Someone in this plight can so easily be pitied. But for the people who lived these lives, because the abuse was their norm, they had to get on with it. It was a constant battle for self-preservation, even for Solomon. That's what his story is about. It's about trying to preserve his soul, his spirit, and so it was for everyone else. And even within the confines of slavery, she still has agency of her own life, despite the fact she's someone else's property. And so for me, discovering or coming up with the idea of making the cornhusk dolls was an externalization of that part of her that couldn't be enslaved.


You thought of making the dolls?
Yeah, a few days before we started shooting. I was just daydreaming about Patsey. The slaves did have some time to themselves on Sunday, although that was the day that they had to do all their chores to prepare for the rest of the week, but in the moment to herself, what would she do? And so she had these incredible nimble fingers to pick 500 pounds of cotton a day, and I thought, maybe she has that kind of artistic sensibility. So I thought it would be cool if she made cornhusk dolls. The next day I met up with Steve and we were talking about the role and I offered it, and he loved the idea and immediately got the art department to supply me with cornhusk.


What was the most harrowing scene for you to shoot?
The hardest scene, and it took me totally by surprise, was the scene right after the whipping, where her wounds were being attended to. I was like oh I just get to lie down, and they attend to these wounds, and I react. We did shoot the whipping scene before that, and so I was like, this will be easier than everything else I've just done. But in that moment when Patsey looks up at Solomon, at Platt, it just broke my heart.


I understand you were costumed in the actual clothes of the slaves?
The costume designer is just a genius, and she gave me the clothes and she informed me that they were real from real women who were once slaves, and the detail, the patchwork of them, these were clothes that had been worn and re-worn and torn and re-sewn, so it was just a whole tapestry of history that I was draped with. It took me there, you know, that's the power of costume and setting, that they help you do your work.

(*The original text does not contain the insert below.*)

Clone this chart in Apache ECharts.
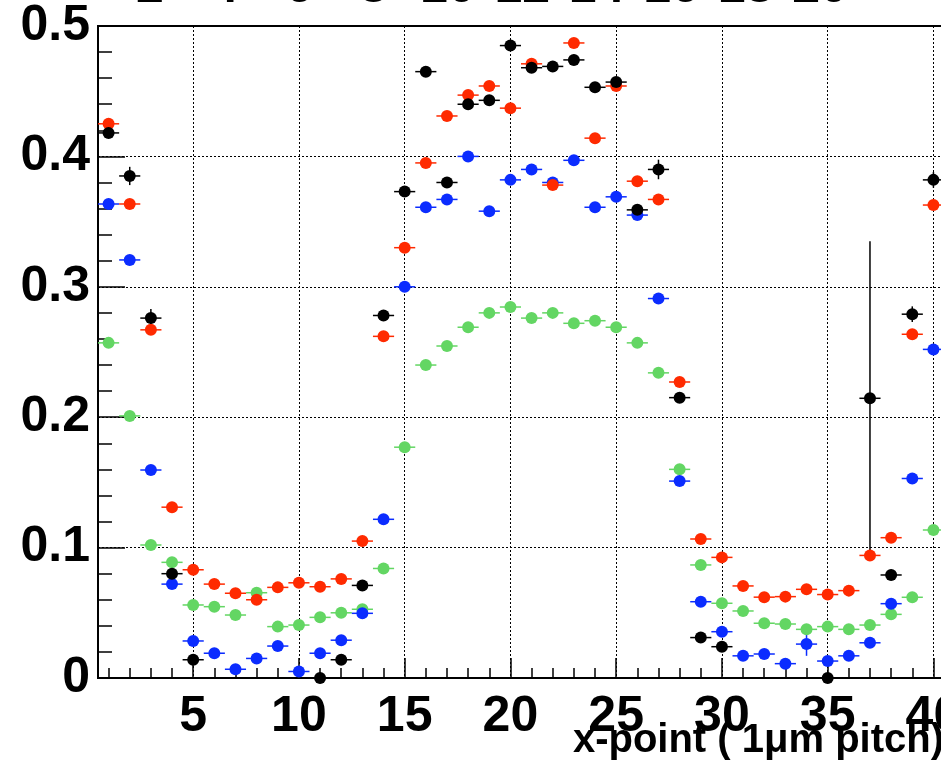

As a Kenyan, how does it feel to look at American history one-step removed?
I think for me, I felt so privileged to have the opportunity to take this history personally. I would never have engaged with slavery in this kind of intimate way if I didn't have this story to tell. People don't really talk about slavery. So I think that's the brilliance of this film – it's bringing this history into the present, because it needs to be dealt with.